When it comes to investing, universal thumb rules can be like shortcuts that help with the investing process. It can also help you to determine how your capital could appreciate.
Here are the 8 most universal thumb rules used in the world of investing:
The emergency fund rule: One can put at least 3-6 months' worth of essential living expenses in an instrument which is safe, easy to access and could also earn you some interest.
The 100 minus your age rule: Want to know how much you should invest in equities? Just deduct your age from 100; the result arrived is the percentage you can invest in equities, and you can invest the rest in other asset classes such as debt or gold, etc.
Pay yourself first rule: Always invest for yourself and your future self first. The bills and online shopping can wait.
Rule of 72: This shows how long it would take for your money to double. Divide 72 by the interest rate or rate of returns of your investment option, and you'll get the number of years it could take for your money to double in value.
Rule of 114: This shows you how long it can take to triple your money. You need to divide 114 by the interest rate at which your income is compounded.
Rule of 144: This tells you how long it can take to quadruple your money using the same formula as mentioned above.
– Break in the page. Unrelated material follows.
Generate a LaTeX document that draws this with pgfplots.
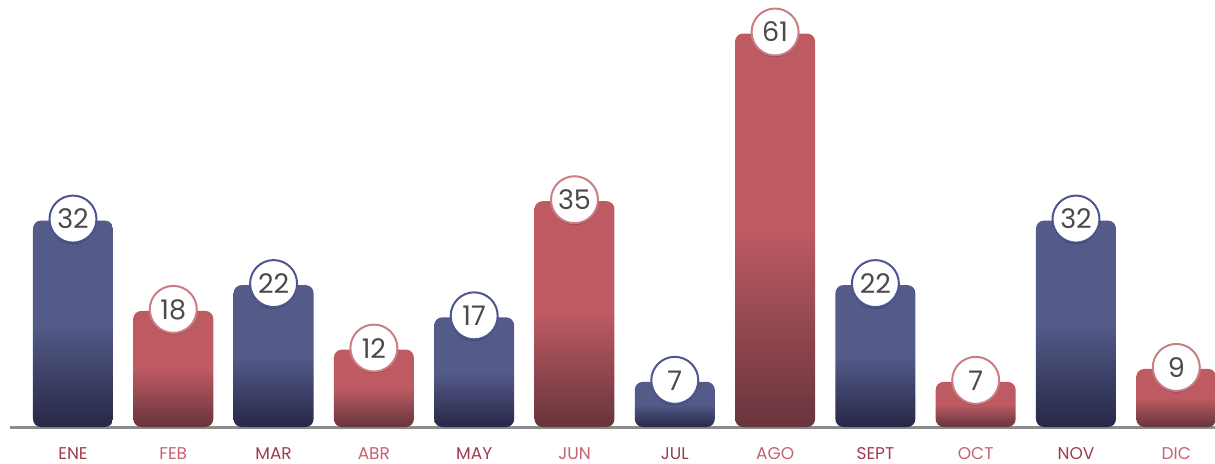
\documentclass[border=0pt]{standalone}
\usepackage{pgfplots}
\pgfplotsset{compat=1.18}
\usepackage{fontspec}
\setmainfont{Poppins}
\usetikzlibrary{shadows}
\definecolor{bluemain}{HTML}{545B89}
\definecolor{bluedark}{HTML}{272747}
\definecolor{redmain}{HTML}{BD5A62}
\definecolor{reddark}{HTML}{67343C}
\definecolor{blueedge}{HTML}{4E5591}
\definecolor{rededge}{HTML}{CC7D83}
\definecolor{labdark}{HTML}{9B3E4E}
\definecolor{lablight}{HTML}{C4636F}
\definecolor{axisgray}{HTML}{8C8C8C}
\definecolor{numgray}{HTML}{4A4A4A}
\pgfdeclareverticalshading{bluebar}{100bp}{color(0bp)=(bluedark); color(25bp)=(bluedark); color(50bp)=(bluemain); color(100bp)=(bluemain)}
\pgfdeclareverticalshading{redbar}{100bp}{color(0bp)=(reddark); color(25bp)=(reddark); color(50bp)=(redmain); color(100bp)=(redmain)}
\pgfplotsset{
  bluebar/.style={draw=none, shading=bluebar, rounded corners=8pt, nodes near coords style={draw=blueedge}},
  redbar/.style={draw=none, shading=redbar, rounded corners=8pt, nodes near coords style={draw=rededge}},
}
\begin{document}
\begin{tikzpicture}
\useasboundingbox (0,0) rectangle (1215pt,463pt);
\begin{axis}[
  at={(10pt,36pt)}, anchor=south west,
  width=1205pt, height=427pt, scale only axis,
  xmin=-0.628, xmax=11.386, ymin=3, ymax=69.2,
  enlargelimits=false,
  axis y line=none,
  axis x line*=bottom,
  axis line style={axisgray, line width=3pt},
  xtick={0,...,11},
  xticklabels={\textcolor{labdark}{ENE},\textcolor{lablight}{FEB},\textcolor{labdark}{MAR},\textcolor{lablight}{ABR},\textcolor{labdark}{MAY},\textcolor{lablight}{JUN},\textcolor{labdark}{JUL},\textcolor{lablight}{AGO},\textcolor{labdark}{SEPT},\textcolor{lablight}{OCT},\textcolor{labdark}{NOV},\textcolor{lablight}{DIC}},
  major tick length=0pt,
  x tick label style={font=\fontsize{17}{17}\selectfont, inner sep=0pt, yshift=-20pt},
  /pgf/number format/assume math mode=true,
  ybar, bar width=80pt, bar shift=0pt,
  y filter/.expression={y+3},
  point meta=rawy,
  nodes near coords,
  nodes near coords style={circle, fill=white, line width=2pt, minimum size=47pt, inner sep=0pt,
     font=\fontsize{27}{27}\selectfont, text=numgray, anchor=center, yshift=1.5pt,
     drop shadow={shadow xshift=0pt, shadow yshift=-1.5pt, opacity=0.25, fill=black}},
]
\addplot[bluebar] coordinates {(0,32)};
\addplot[redbar] coordinates {(1,18)};
\addplot[bluebar] coordinates {(2,22)};
\addplot[redbar] coordinates {(3,12)};
\addplot[bluebar] coordinates {(4,17)};
\addplot[redbar] coordinates {(5,35)};
\addplot[bluebar] coordinates {(6,7)};
\addplot[redbar] coordinates {(7,61)};
\addplot[bluebar] coordinates {(8,22)};
\addplot[redbar] coordinates {(9,7)};
\addplot[bluebar] coordinates {(10,32)};
\addplot[redbar] coordinates {(11,9)};
\end{axis}
\end{tikzpicture}
\end{document}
Rule of 70: Even if you don't spend or invest a single penny, its value will diminish. This rule estimates how fast the value is reduced to half of its present value. You need to divide 70 by the current inflation rate.
The 4% withdrawal rule - If you expect your retirement portfolio to outlast, stick to the 4% withdrawal rule, which can help you a income source as a retiree. At the same time, the balance amount can continue to earn returns.